Een springvinger is een afwijking die wordt veroorzaakt door een ontsteking van de buigpezen van een vinger.
De oorzaken van dit probleem zijn meestal niet gekend. Het komt meer voor bij mensen met reuma, jicht en suikerziekte. De ringvinger en de duim zijn het vaakst aangetast.
Het verhaal van de patiënt met een springvinger is dikwijls al erg duidelijk. De arts voert enkele tests uit. Bij twijfel kan een echografie uitgevoerd worden.
Tijdelijk dragen van een verband, rust, ontstekingsremmende medicatie of een inspuiting met cortisone kunnen de zwelling verminderen en de klachten oplossen.
Wanneer de klachten reeds lang aanwezig zijn of terug opkomen na een inspuiting, kan een kleine heelkundige ingreep nodig zijn.

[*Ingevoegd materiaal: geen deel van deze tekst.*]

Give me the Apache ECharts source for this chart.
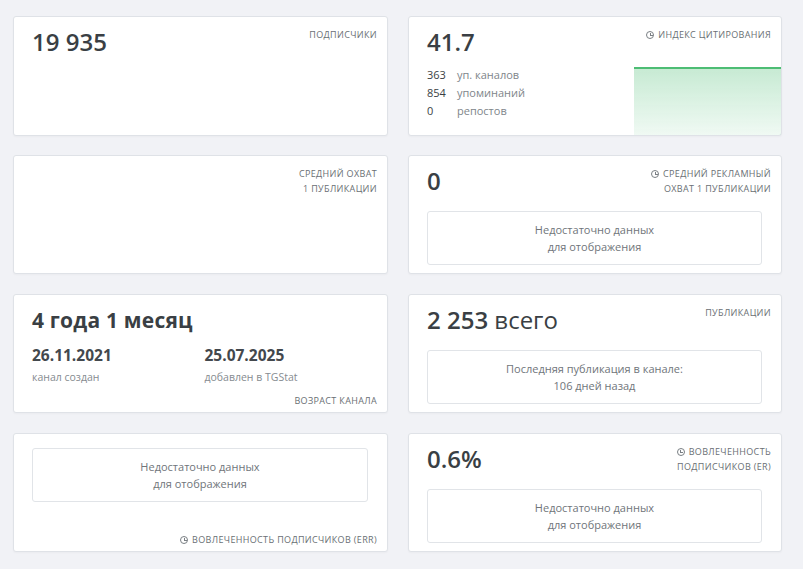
<!DOCTYPE html>
<html>
<head>
<meta charset="utf-8">
<script src="https://cdn.jsdelivr.net/npm/echarts@6/dist/echarts.min.js"></script>
<style>
  body { margin: 0; background: #f1f2f6; font-family: "Open Sans", "Noto Sans", sans-serif; width: 803px; height: 569px; overflow: hidden; }
  .card { position: absolute; box-sizing: border-box; background: #fff; border: 1px solid #dfe2e7; border-radius: 3px; padding: 10px 10px 0 18px; box-shadow: 0 1px 2px rgba(0,0,0,.03); }
  .c1 { left: 13px; width: 375px; }
  .c2 { left: 408px; width: 374px; }
  .r1 { top: 16px; height: 120px; }
  .r2 { top: 155px; height: 119px; }
  .r3 { top: 294px; height: 119px; }
  .r4 { top: 433px; height: 119px; }
  .head { display: flex; justify-content: space-between; align-items: flex-start; height: 30px; }
  .value { font-size: 24px; font-weight: 600; line-height: 30px; color: #3a3f44; }
  .value .soft { font-weight: 400; }
  .value.age { font-size: 21px; font-weight: 700; letter-spacing: 0.2px; }
  .label { font-size: 9px; line-height: 15px; color: #6a6f74; text-align: right; text-transform: uppercase; margin-left: auto; letter-spacing: 0.35px; }
  .label.bottom { position: absolute; right: 10px; bottom: 4px; }
  .ico { display: inline-block; width: 6px; height: 6px; border: 1px solid #7a7f84; border-radius: 50%; margin-right: 4px; vertical-align: -1px; position: relative; }
  .ico:after { content: ""; position: absolute; left: 2.5px; top: 1px; width: 2px; height: 2px; border-left: 1px solid #7a7f84; border-bottom: 1px solid #7a7f84; }
  .nodata { box-sizing: border-box; height: 54px; margin: 15px 9px 0 0; border: 1px solid #e1e4e8; border-radius: 3px; text-align: center; font-size: 11px; line-height: 17px; color: #70757a; padding-top: 9px; }
  .nodata.top { margin-top: 4px; }
  .stats { margin-top: 9px; font-size: 11px; line-height: 18px; }
  .stats div span:first-child { display: inline-block; width: 30px; color: #3a3f44; }
  .stats div span:last-child { color: #80858a; }
  .dates { display: flex; margin-top: 10px; }
  .dates .col { width: 182px; }
  .dates .d { font-size: 15.5px; font-weight: 700; line-height: 20px; color: #43484d; }
  .dates .t { font-size: 10.5px; line-height: 14px; color: #868b90; margin-top: 5px; }
  #citation-chart { position: absolute; right: 0; bottom: 0; width: 147px; height: 69px; }
</style>
</head>
<body>

<div class="card c1 r1">
  <div class="head"><div class="value">19 935</div><div class="label">подписчики</div></div>
</div>

<div class="card c2 r1">
  <div class="head"><div class="value">41.7</div><div class="label"><span class="ico"></span>индекс цитирования</div></div>
  <div class="stats">
    <div><span>363</span><span>уп. каналов</span></div>
    <div><span>854</span><span>упоминаний</span></div>
    <div><span>0</span><span>репостов</span></div>
  </div>
  <div id="citation-chart"></div>
</div>

<div class="card c1 r2">
  <div class="head"><div class="label">средний охват<br>1 публикации</div></div>
</div>

<div class="card c2 r2">
  <div class="head"><div class="value">0</div><div class="label"><span class="ico"></span>средний рекламный<br>охват 1 публикации</div></div>
  <div class="nodata">Недостаточно данных<br>для отображения</div>
</div>

<div class="card c1 r3">
  <div class="head"><div class="value age">4 года 1 месяц</div></div>
  <div class="dates">
    <div class="col"><div class="d">26.11.2021</div><div class="t">канал создан</div></div>
    <div class="col"><div class="d">25.07.2025</div><div class="t">добавлен в TGStat</div></div>
  </div>
  <div class="label bottom">возраст канала</div>
</div>

<div class="card c2 r3">
  <div class="head"><div class="value">2 253 <span class="soft">всего</span></div><div class="label">публикации</div></div>
  <div class="nodata">Последняя публикация в канале:<br>106 дней назад</div>
</div>

<div class="card c1 r4">
  <div class="nodata top">Недостаточно данных<br>для отображения</div>
  <div class="label bottom"><span class="ico"></span>вовлеченность подписчиков (ERR)</div>
</div>

<div class="card c2 r4">
  <div class="head"><div class="value">0.6%</div><div class="label"><span class="ico"></span>вовлеченность<br>подписчиков (ER)</div></div>
  <div class="nodata">Недостаточно данных<br>для отображения</div>
</div>

<script>
// citation index history (flat in the picture)
var citationDays = ['1', '2', '3', '4', '5', '6', '7'];
var citationValues = [41.7, 41.7, 41.7, 41.7, 41.7, 41.7, 41.7];

var citationChart = echarts.init(document.getElementById('citation-chart'));

citationChart.setOption({
  animation: false,
  grid: { left: 0, right: 0, top: 2, bottom: 0 },
  xAxis: {
    type: 'category',
    show: false,
    boundaryGap: false,
    data: citationDays
  },
  yAxis: {
    type: 'value',
    show: false,
    min: 0,
    max: 'dataMax'
  },
  series: [{
    name: 'citation',
    type: 'line',
    data: citationValues,
    symbol: 'none',
    lineStyle: { color: '#4dbd74', width: 2 },
    areaStyle: {
      color: new echarts.graphic.LinearGradient(0, 0, 0, 1, [
        { offset: 0, color: 'rgba(77,189,116,0.45)' },
        { offset: 1, color: 'rgba(77,189,116,0.12)' }
      ])
    }
  }]
});
</script>
</body>
</html>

Na de ingreep wordt een verband aangelegd dat 2 dagen dicht mag blijven. Nadien kunt u of uw huisarts een kleiner verband of pleister aanbrengen. U mag de vinger onmiddellijk na de ingreep bewegen. Na 2 weken wordende hechtingen verwijderd en kunt u uw hand terug normaal gebruiken. Het verspringend gevoel is na de ingreep snel voorbij. Het litteken kan wel wat langer gevoelig blijven. Afhankelijk van de ernst van de ontsteking, kan er bij sommige mensen wat langer zwelling en pijn optreden. Soms is kinesitherapie nodig om de vingermobiliteit verder te verbeteren.